Le repli et l'ouverture (lundi, 04 novembre 2019)

Une vieille rengaine éculée, agrémentée souvent d’un soupir de mépris, dit que les jeunes Français qui se déclarent en faveur d’une fermeture des frontières, d’un chacun-chez-soi et de la remise en valeur des modes de vie traditionnels et locaux sont les victimes, non innocentes, et même coupables, d’un « repli identitaire ». Ce repli serait négatif, mesquin, voué à une impasse morale et politique, contrairement aux opinions d’ouverture, d’acceptation, de cohabitation et de tolérance qui, eux, seraient de belles attitudes chargées de grandeur et tournées vers l’avenir.

Le mot « repli » évoque, dans ceux qui accusent le repli identitaire, une attitude défiante et fielleuse face à l’avenir inéluctable, une pensée rabougrie incapable de reconnaître la beauté de l’autre et du nouveau.

Mais c’est une analyse un brin condescendante.

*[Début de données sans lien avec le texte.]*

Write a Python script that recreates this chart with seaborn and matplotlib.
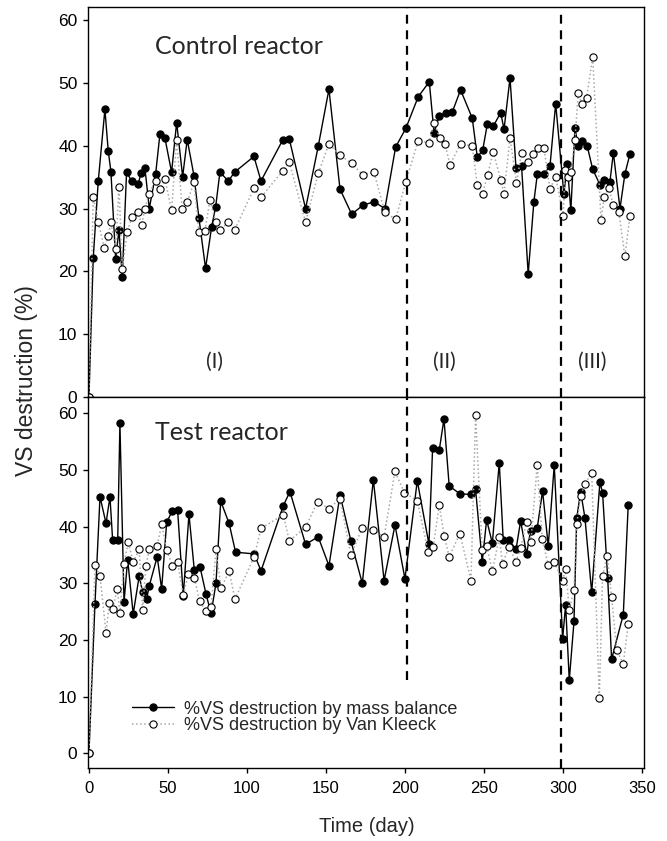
import matplotlib
matplotlib.use("Agg")
import matplotlib.pyplot as plt
import seaborn as sns

# Control reactor - %VS destruction by mass balance
ctrl_mb_day = [0, 2.7, 5.9, 10.1, 12.2, 13.9, 16.9, 19, 21.1, 23.8, 27, 31.2, 32.9, 35.4, 38.2, 42.2,
               44.9, 48.1, 52.3, 55.5, 59.3, 62.2, 66.5, 69.6, 73.8, 77.6, 80.2, 82.9, 88.2, 92.2,
               104.4, 108.9, 122.6, 126.8, 137.1, 145.1, 151.9, 158.9, 166.3, 173.2, 180.4, 187.3,
               194.1, 200.6, 208.4, 215.4, 218.4, 221.7, 225.9, 230, 235.2, 242.6, 245.8, 249.2,
               252.1, 255.9, 260.6, 262.7, 266.5, 270.3, 273.8, 278, 281.6, 283.8, 288, 291.8,
               295.4, 300.6, 302.7, 305, 307.6, 309.7, 312.2, 315.4, 318.8, 323.4, 326, 329.7,
               331.9, 336.1, 339.2, 342.4]
ctrl_mb = [0, 22.1, 34.4, 45.8, 39.2, 35.9, 22.0, 26.6, 19.1, 35.8, 34.4, 33.9, 35.6, 36.5, 30.0, 35.5,
           41.8, 41.2, 35.8, 43.7, 35.1, 41.0, 35.2, 28.5, 20.5, 27.0, 30.3, 35.8, 34.4, 35.8,
           38.3, 34.4, 40.9, 41.1, 30.0, 39.9, 49.0, 33.1, 29.1, 30.5, 31.1, 30.0,
           39.8, 42.8, 47.8, 50.2, 42.1, 44.7, 45.3, 45.4, 48.9, 44.4, 38.2, 39.3,
           43.4, 43.1, 45.3, 42.6, 50.8, 36.4, 36.8, 19.6, 31.1, 35.5, 35.5, 36.8,
           46.7, 32.3, 37.1, 29.7, 42.8, 39.9, 40.7, 39.9, 36.3, 33.8, 34.6, 34.2,
           38.9, 30.0, 35.5, 38.7]

# Control reactor - %VS destruction by Van Kleeck
ctrl_vk_day = [0, 2.7, 5.9, 9.7, 12.2, 13.9, 16.9, 19, 21.1, 24.2, 27, 31.2, 33.3, 35.4, 38, 42.2,
               44.9, 48.1, 52.3, 55.5, 59, 62.2, 66.5, 69.6, 73.4, 76.6, 80.2, 82.9, 88.2, 92.2,
               104.4, 108.9, 122.6, 126.8, 137.1, 145.1, 151.9, 158.9, 166.3, 173.2, 180.4, 187.3,
               194.1, 200.6, 208.4, 215.2, 218.4, 222.2, 225.3, 228.5, 235.2, 242.6, 245.8, 249.2,
               252.3, 255.9, 260.6, 262.7, 266.5, 270.6, 273.8, 278, 281.2, 284.4, 288, 291.8,
               295.4, 300.2, 301.3, 303, 304.9, 307.6, 309.7, 311.8, 315, 318.8, 324.1, 326.2,
               329.1, 331.9, 335.4, 339.2, 342.4]
ctrl_vk = [0, 31.9, 27.8, 23.8, 25.6, 27.8, 23.5, 33.5, 20.4, 26.2, 28.6, 29.4, 27.4, 29.9, 32.4, 34.4,
           33.1, 34.7, 29.7, 41.0, 30.0, 31.0, 34.2, 26.3, 26.4, 31.4, 27.8, 26.6, 27.8, 26.6,
           33.2, 31.8, 36.0, 37.4, 27.8, 35.6, 40.3, 38.5, 37.2, 35.4, 35.8, 29.4,
           28.3, 34.3, 40.8, 40.5, 43.7, 41.2, 40.3, 37.0, 40.3, 40.0, 33.7, 32.4,
           35.4, 39.0, 34.6, 32.4, 41.2, 34.1, 38.9, 37.4, 38.7, 39.6, 39.6, 33.1,
           35.1, 28.8, 36.2, 35.1, 35.9, 41.0, 48.4, 46.6, 47.6, 54.2, 28.2, 31.9,
           33.3, 30.5, 29.4, 22.4, 28.8]

# Test reactor - %VS destruction by mass balance
test_mb_day = [0, 3.8, 7, 10.8, 13.3, 15, 18.2, 19.6, 22.2, 24.5, 28, 31.8, 34, 36.5, 38.2, 43.2,
               46, 49.2, 52.8, 56.1, 59.7, 63.3, 66.7, 70.3, 74.1, 77.3, 80.4, 83.4, 88.7, 92.8,
               104.6, 108.9, 123, 127.2, 137.1, 145.1, 151.9, 158.9, 165.8, 173, 180, 186.8,
               193.7, 200, 207.8, 215.2, 217.5, 221.7, 224.7, 228, 234.8, 241.8, 244.7, 248.9,
               251.7, 255.3, 259.7, 262.2, 266, 270.3, 273.2, 277, 279.5, 283.7, 287.1, 290.7,
               294.5, 299.8, 301.7, 304, 307, 308.7, 311.2, 313.9, 318.2, 323.4, 325.1, 328.3,
               330.8, 338.2, 341.3]
test_mb = [0, 26.3, 45.3, 40.6, 45.3, 37.6, 37.6, 58.3, 26.7, 34.2, 24.6, 31.3, 28.4, 27.2, 29.6, 34.7,
           29.0, 40.8, 42.8, 43.0, 27.8, 42.2, 32.3, 32.9, 28.1, 24.7, 30.0, 44.5, 40.6, 35.5,
           35.2, 32.2, 43.7, 46.2, 36.9, 38.2, 33.1, 45.6, 37.5, 30.0, 48.3, 30.5,
           40.3, 30.8, 48.1, 36.9, 53.9, 53.5, 59.0, 47.2, 45.8, 45.7, 46.6, 33.8,
           41.2, 37.1, 51.3, 37.6, 37.6, 36.0, 41.0, 35.2, 39.3, 39.7, 46.3, 36.6,
           50.9, 20.2, 26.2, 12.9, 23.3, 41.5, 46.2, 41.6, 28.4, 47.9, 45.9, 31.0,
           16.6, 24.5, 43.8]

# Test reactor - %VS destruction by Van Kleeck
test_vk_day = [0, 3.8, 7, 10.8, 12.9, 15, 17.9, 19.6, 22.2, 24.9, 28, 31.8, 34, 36.1, 38.2, 43.2,
               46, 49.2, 52.8, 56.1, 59.7, 62.8, 66.7, 70, 74, 77.3, 80.4, 83.6, 88.7, 92.4,
               104.6, 108.9, 123, 126.8, 137.1, 144.7, 151.9, 158.9, 165.8, 173, 180, 186.8,
               193.7, 199.6, 207.8, 214.7, 217.9, 221.7, 224.9, 228, 234.8, 241.8, 244.7, 248.9,
               251.7, 255.3, 259.7, 261.8, 265.8, 270.3, 273.2, 277, 279.7, 283.7, 286.9, 290.7,
               294.4, 299.8, 301.7, 304, 307, 308.7, 311.2, 313.9, 318.2, 323, 325.1, 328,
               330.8, 334, 338.2, 341.3]
test_vk = [0, 33.2, 31.3, 21.3, 26.6, 25.4, 29.0, 24.7, 33.5, 37.3, 33.7, 36.0, 25.3, 33.1, 36.0, 36.6,
           40.5, 35.9, 33.1, 33.7, 27.9, 31.6, 31.0, 26.8, 25.2, 25.8, 36.0, 29.1, 32.2, 27.2,
           34.7, 39.7, 42.1, 37.5, 39.9, 44.4, 43.2, 44.9, 35.0, 39.8, 39.4, 38.2,
           49.8, 46.0, 44.6, 35.5, 36.5, 43.8, 38.3, 34.7, 38.8, 30.5, 59.8, 35.8,
           36.6, 32.2, 38.1, 33.4, 36.5, 33.8, 36.3, 40.8, 37.3, 50.9, 37.9, 33.2,
           33.8, 30.5, 32.6, 25.3, 28.8, 40.4, 45.5, 47.5, 49.5, 9.7, 31.3, 34.9,
           27.6, 18.2, 15.8, 22.8]

phase_bounds = [201, 298.5]
phase_labels = ["(I)", "(II)", "(III)"]
phase_label_x = [79.7, 224.7, 318.4]
legend_labels = ["%VS destruction by mass balance", "%VS destruction by Van Kleeck"]

sns.set_style("ticks")
plt.rcParams["font.family"] = ["Liberation Sans", "DejaVu Sans"]
plt.rcParams["axes.edgecolor"] = "black"
plt.rcParams["xtick.color"] = "black"
plt.rcParams["ytick.color"] = "black"

fig = plt.figure(figsize=(6.67, 8.41), dpi=100)
L, R = 88 / 667, 644 / 667
ax1 = fig.add_axes([L, 1 - 397 / 841, R - L, 390 / 841])
ax2 = fig.add_axes([L, 1 - 768 / 841, R - L, 371 / 841])


def draw(ax, mb_day, mb, vk_day, vk, labels=None):
    kw1, kw2 = {}, {}
    if labels:
        kw1["label"], kw2["label"] = labels
    sns.lineplot(x=mb_day, y=mb, ax=ax, color="black", linewidth=1, marker="o",
                 markersize=5.2, markerfacecolor="black", markeredgecolor="black",
                 markeredgewidth=0.8, estimator=None, sort=False, **kw1)
    sns.lineplot(x=vk_day, y=vk, ax=ax, color="#a8a8a8", linewidth=1.1, linestyle=":",
                 marker="o", markersize=5.2, markerfacecolor="white", markeredgecolor="black",
                 markeredgewidth=0.8, estimator=None, sort=False, **kw2)


draw(ax1, ctrl_mb_day, ctrl_mb, ctrl_vk_day, ctrl_vk)
draw(ax2, test_mb_day, test_mb, test_vk_day, test_vk, legend_labels)

dash = (0, (4, 3))
ax1.axvline(phase_bounds[0], color="black", linestyle=dash, linewidth=1.6)
ax1.axvline(phase_bounds[1], color="black", linestyle=dash, linewidth=1.6, ymax=0.984)
ax2.axvline(phase_bounds[0], color="black", linestyle=dash, linewidth=1.6, ymin=0.238)
ax2.axvline(phase_bounds[1], color="black", linestyle=dash, linewidth=1.6)

for ax in (ax1, ax2):
    ax.set_xlim(-0.6, 351.3)
    ax.set_yticks(range(0, 61, 10))
    ax.set_xlabel("")
    ax.set_ylabel("")
    ax.tick_params(axis="y", direction="out", length=3.6, width=1, pad=4, labelsize=12.5)
    for s in ax.spines.values():
        s.set_linewidth(1)
        s.set_color("black")

ax1.set_ylim(0, 62.1)
ax2.set_ylim(-2.6, 62.9)
ax1.tick_params(axis="x", length=0, labelbottom=False)
ax2.set_xticks(range(0, 351, 50))
ax2.tick_params(axis="x", direction="out", length=3.6, width=1, pad=6, labelsize=12)

ax1.text(41.8, 55.8, "Control reactor", family=["Lato", "DejaVu Sans"], size=18, va="center")
ax2.text(41.8, 56.7, "Test reactor", family=["Lato", "DejaVu Sans"], size=18, va="center")
for lab, x in zip(phase_labels, phase_label_x):
    ax1.text(x, 5.6, lab, family=["Lato", "DejaVu Sans"], size=15, ha="center", va="center")

fig.text(27 / 667, 1 - 381 / 841, "VS destruction (%)", rotation=90, ha="center", va="center",
         size=16.5)
fig.text(366.5 / 667, 1 - 827 / 841, "Time (day)", ha="center", va="center", size=14.5)

handles, labels = ax2.get_legend_handles_labels()
ax2.legend(handles, labels, loc="center left", bbox_to_anchor=(132 / 667, 1 - 717.5 / 841),
           bbox_transform=fig.transFigure, frameon=False, fontsize=13, handlelength=2.3,
           handletextpad=0.6, labelspacing=0.0, borderpad=0, borderaxespad=0)

fig.savefig("out.png", dpi=100)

Un repli, quelquefois, peut permettre de se retrouver soi-même, pour observer la situation sans la subir et décider en conscience de son destin. Tandis qu’une acceptation de l’autre par principe, un accord avec tout ce qui vient et advient, ressemble à un aveu d’incompétence, une lâcheté face aux tâches de discernement et de résistance, une absence de vision volontaire.

Il faut reconnaître que bien souvent, soucis personnels, échecs intimes, déceptions profondes, peuvent aboutir à un repli qui n’a de politique et de collectif que les noms. Mais lorsque les soucis personnels, les échecs intimes, les déceptions profondes et la honte de ce que l’on est atteint une grande masse de gens, comme une épidémie, alors le repli n’est plus le renfermement d’un destin personnel, mais une option politique collective.

Il en va de l’ouverture à l’étranger et de l’adhésion au nouveau comme du repli identitaire : elles peuvent tour à tour constituer une marque de courage ou une démission. Si elles témoignent fréquemment d’une belle qualité de cœur doublée de l’intelligence de la situation, elles traduisent tout aussi bien, et assez souvent, l’excuse publique de la personne ou du groupe qui n’a pas le cran de défendre son intégrité.

En effet, un repli survient lorsque l’avancée ou même le sur-place ne sont plus compatibles avec le maintien de l’intégrité. En cela, il est la conséquence d’un constat lucide, un constat d’impuissance. Constater son impuissance n’est pas honteux en soi. Un individu face à mille hommes n’est pas minable lorsqu’il constate que le rapport de force est à son détriment ; au contraire, il fait preuve de lucidité.

Si nous tremblons de peur devant l’ennemi, avant même d’avoir eu le temps de nous rendre compte que ce sentiment bloque notre esprit, nous qualifions l’ennemi d’ami et nous lui tendons servilement la main, espérant ainsi, vainement, obtenir sa clémence. Nous pouvons même inverser les rôles et nous imaginer que l’ennemi est la victime que l’on doit aider, sauvegardant, par cette inversion, notre stature à nos propres yeux. Pendant ce temps, parmi ceux qui sentent la peur et la regardent en face, certains choisissent d’opérer un repli identitaire. Ils soulèvent ainsi le problème de l’intégrité menacée et augmentent la peur des premiers qui ne veulent pas en entendre parler et qui, furieux face à cette expression tranquille d’une peur qu’ils ont éludée, jettent les anathèmes de la couardise et de la médiocrité sur les repliés.

Dès lors, le débat réel sur les modalités de l’aventure collective d’un peuple n’a jamais lieu. C’est le rapport de forces qui assignera les rôles de vainqueurs et de vaincus aux uns et aux autres.